Beth, our girl, she was made of magic.

This grief is a sour molasses in which we wade, trudging, it is unforgiving, each second feels like an eternity of waiting for something that will never arrive. Yet I feel like it is only right that I write something for her, she was always the biggest supporter of my creative endeavours, Beth felt no shame in creation, whereas I often stumble in it, fumbling around for reassurance. She had a blind faith in me, like she did all of us, that we could be something great. Beth was lit with ideas on how to better us all, nuture us, a brow constantly furrowed, thinking. Her passion projects were both beautiful and with purpose, if things were interesting to look at guaranteed the story behind them would be even better. I liked going round to sit in her room, always a scene of chaos, a mad hatters haberdashery of paper cut outs and streams of glitter and iridescent fabrics. Sometimes I felt like I was sat inside her mind, reading her books and going through boxes of knick knacks and found objects as she napped next to me.

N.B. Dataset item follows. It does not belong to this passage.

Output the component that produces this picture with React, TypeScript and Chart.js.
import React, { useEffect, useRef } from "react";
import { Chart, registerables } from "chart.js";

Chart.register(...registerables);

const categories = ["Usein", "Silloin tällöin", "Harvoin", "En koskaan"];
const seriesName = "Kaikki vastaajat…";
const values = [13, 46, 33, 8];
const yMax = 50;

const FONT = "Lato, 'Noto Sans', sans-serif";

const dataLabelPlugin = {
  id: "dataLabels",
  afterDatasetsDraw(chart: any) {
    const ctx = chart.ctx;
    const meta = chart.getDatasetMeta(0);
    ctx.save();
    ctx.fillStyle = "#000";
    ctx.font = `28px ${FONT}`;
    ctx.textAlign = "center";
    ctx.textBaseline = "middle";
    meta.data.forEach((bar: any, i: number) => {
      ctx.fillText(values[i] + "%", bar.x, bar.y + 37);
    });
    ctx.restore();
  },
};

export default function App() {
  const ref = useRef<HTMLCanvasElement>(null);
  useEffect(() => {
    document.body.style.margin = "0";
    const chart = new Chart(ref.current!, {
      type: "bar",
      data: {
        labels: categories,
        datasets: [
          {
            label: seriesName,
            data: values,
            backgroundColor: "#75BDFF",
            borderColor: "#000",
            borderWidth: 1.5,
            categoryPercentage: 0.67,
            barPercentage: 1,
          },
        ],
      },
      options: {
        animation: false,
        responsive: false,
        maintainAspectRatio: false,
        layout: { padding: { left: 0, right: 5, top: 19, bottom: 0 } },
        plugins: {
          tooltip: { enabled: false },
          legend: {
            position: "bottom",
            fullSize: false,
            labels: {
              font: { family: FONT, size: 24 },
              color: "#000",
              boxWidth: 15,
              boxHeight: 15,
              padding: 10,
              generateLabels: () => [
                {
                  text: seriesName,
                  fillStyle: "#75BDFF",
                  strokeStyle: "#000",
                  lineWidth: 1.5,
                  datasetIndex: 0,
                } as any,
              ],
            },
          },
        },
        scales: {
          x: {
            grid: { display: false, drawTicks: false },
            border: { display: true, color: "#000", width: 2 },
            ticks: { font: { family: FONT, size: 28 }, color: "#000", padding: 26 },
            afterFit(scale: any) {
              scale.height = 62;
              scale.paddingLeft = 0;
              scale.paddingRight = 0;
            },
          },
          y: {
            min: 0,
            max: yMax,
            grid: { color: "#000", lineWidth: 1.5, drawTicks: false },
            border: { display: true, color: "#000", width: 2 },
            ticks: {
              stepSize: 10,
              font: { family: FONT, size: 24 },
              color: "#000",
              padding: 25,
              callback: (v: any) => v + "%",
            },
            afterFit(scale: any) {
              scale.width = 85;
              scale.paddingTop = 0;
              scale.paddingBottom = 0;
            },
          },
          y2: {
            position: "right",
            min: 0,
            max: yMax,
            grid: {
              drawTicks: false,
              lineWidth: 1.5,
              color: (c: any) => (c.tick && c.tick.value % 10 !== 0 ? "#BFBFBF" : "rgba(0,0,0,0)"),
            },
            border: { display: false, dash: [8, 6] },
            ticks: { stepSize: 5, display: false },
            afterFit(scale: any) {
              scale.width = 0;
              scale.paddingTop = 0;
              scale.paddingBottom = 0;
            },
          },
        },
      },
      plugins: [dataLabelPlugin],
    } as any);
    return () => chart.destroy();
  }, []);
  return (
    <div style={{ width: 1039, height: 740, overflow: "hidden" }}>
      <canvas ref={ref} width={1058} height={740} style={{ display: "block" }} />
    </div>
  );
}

We made plans to make zines together, of her work and my words, but I thought we had forever to make that happen. We spoke for hours of what colour we’d paint our first houses, and that her imagined children would draw all over the walls and mine would spill and be clumsy and she would be the cool ‘aunt’. I would ship my future children over to her house where she’d be waiting with a craft stall set up, a bead workshop, finger painting stations with newspapers strewn everywhere, she would be enriching their creativity, we’d laugh that I would be in the living room ignoring them drinking pints of gin and tonic.

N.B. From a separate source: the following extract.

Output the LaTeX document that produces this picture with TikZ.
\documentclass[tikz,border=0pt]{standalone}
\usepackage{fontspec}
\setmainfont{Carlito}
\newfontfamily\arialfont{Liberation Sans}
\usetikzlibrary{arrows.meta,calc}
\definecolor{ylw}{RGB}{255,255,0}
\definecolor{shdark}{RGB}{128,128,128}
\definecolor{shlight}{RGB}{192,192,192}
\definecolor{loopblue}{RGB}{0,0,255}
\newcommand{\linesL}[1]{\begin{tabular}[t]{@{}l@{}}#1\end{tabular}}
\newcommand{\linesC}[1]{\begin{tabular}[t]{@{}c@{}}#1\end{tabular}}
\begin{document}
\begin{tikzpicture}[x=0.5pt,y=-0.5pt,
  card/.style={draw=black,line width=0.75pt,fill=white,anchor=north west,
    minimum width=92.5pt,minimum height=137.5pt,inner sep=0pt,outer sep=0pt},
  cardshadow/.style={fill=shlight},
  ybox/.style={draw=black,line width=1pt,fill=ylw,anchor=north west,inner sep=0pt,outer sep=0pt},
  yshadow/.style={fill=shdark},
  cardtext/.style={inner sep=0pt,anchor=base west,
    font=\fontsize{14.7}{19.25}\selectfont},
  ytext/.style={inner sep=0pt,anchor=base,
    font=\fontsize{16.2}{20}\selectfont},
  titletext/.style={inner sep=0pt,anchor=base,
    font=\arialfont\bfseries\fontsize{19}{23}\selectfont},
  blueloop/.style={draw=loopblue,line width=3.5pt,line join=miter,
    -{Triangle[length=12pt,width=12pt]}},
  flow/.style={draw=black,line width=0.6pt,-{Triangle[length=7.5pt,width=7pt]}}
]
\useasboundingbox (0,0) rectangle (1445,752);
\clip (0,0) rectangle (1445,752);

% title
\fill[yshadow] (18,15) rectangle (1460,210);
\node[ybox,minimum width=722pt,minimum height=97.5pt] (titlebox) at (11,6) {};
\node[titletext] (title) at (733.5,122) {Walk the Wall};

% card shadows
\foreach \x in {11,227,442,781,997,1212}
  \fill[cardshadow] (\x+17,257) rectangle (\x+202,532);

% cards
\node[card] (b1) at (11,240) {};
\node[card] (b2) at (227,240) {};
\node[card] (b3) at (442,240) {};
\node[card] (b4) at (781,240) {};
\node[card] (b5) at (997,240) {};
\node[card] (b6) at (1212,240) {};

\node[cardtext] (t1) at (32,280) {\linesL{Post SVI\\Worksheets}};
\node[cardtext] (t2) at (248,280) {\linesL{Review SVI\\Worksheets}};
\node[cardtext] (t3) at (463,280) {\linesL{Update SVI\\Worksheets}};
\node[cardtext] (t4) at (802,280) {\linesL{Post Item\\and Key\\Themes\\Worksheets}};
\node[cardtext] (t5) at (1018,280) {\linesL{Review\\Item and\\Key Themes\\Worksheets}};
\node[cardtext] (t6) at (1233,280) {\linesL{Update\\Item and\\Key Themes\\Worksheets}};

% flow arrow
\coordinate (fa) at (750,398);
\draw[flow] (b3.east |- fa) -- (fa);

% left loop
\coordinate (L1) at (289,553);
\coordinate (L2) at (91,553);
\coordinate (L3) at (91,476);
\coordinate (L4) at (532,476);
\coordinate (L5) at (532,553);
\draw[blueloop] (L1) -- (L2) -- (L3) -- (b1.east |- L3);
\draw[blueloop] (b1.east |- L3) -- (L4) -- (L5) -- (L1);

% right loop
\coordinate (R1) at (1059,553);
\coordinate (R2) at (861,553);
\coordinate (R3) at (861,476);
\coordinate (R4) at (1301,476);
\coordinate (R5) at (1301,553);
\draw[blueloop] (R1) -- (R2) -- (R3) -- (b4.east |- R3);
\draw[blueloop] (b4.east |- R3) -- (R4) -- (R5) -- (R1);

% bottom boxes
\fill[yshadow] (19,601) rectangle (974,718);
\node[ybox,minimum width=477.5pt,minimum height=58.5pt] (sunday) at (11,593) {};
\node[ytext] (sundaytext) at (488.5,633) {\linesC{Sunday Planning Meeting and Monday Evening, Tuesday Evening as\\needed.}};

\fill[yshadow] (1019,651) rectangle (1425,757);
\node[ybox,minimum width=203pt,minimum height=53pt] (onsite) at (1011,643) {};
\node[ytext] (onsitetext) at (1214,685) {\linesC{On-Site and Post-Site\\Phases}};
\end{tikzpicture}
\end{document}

I often wondered if she thought we were mocking her idiosyncrasies, we would talk about them constantly, often just sighing “Beth” to each other with a wicked smirk, the truth is, we were and will always be besotted and that knowing her was like being in a special club, feeling often smugly entitled and thrilled, always proud that we could call her our friend.

We got to watch her grow and evolve and shed insecurity and often hindering self doubt and become more and more herself and less like anyone we had ever met. Truthfully, Beth’s authenticity scared me. Whilst we were young and I was in a fools labyrinth, aiming to be stereotypically attractive, she was already so beautiful with ease. Its hard to imagine holding her hands without feeling the weight of her silver rings, her curls tickling your nose as you slept bundled together, her lipsticks of violet and burgundy stained on wine glasses. As my young brain wasted itself on the superficial, Beth was plotting to fix the world we live in, up cycling, sewing, building things, reading up on capitalism and socioeconomics, faith and race and the human experience. I always wondered if Beth felt pressure to keep us all happy, and be happy. When she felt the weight of the world’s problems, they seeped into her, a product of being so astutely aware and conscious.

Her social presence was of course a happy one, but behind being sweet natured was a mind razor sharp, wit so dry it sometimes went undetected, fragments of her like easter eggs you could hunt for with great reward if you were given the chance. It isn’t often you have somebody in your life for 13 years and still feel excitement flutters when you’re walking to their house just to walk the dogs and eat crisps with them, how wildly lucky we have been.

It isn’t for me to share every memory I have of her, because she was yours too. I’m certain when you close your eyes, a showreel of her is playing, seamlessly, hours of your tears, and coffee mornings and bickering, your sorrows and dark confessions you exchanged, bath times and snack times and cigarettes, keep playing it, even though it hurts, keep on playing it.

Now is not the time for music or dancing or films, emotive materials are too dangerously delicate, I find myself tip toeing around my usual lifestyle, unable to have foresight into the next hour let alone the next week, month, year. That will subside hopefully, it is hard when I want to consume every piece of our life together, remember all our shared interests and places, but the wave of agony arrives with memory, loving is exhausting business.

She always did laugh at how melodramatic I am.

I like to imagine that she’s still travelling, and that knowing she was euphorically happy seeing the world, that she still is out there, somewhere drinking knock off cans of Strongbow in south east Asia. She’s where she should be covered in pigment powder dyes of India in saffron, teal and fuchsia, collecting beads and trinkets to bring back and show us, she’s kissing and laughing and eating Pad Thai and swimming, waking up hungover and bleary eyed and giving her heart to people other than the people she left at home, because love is limitless and everyone in the world should have met her, I feel sad for everyone that didn’t.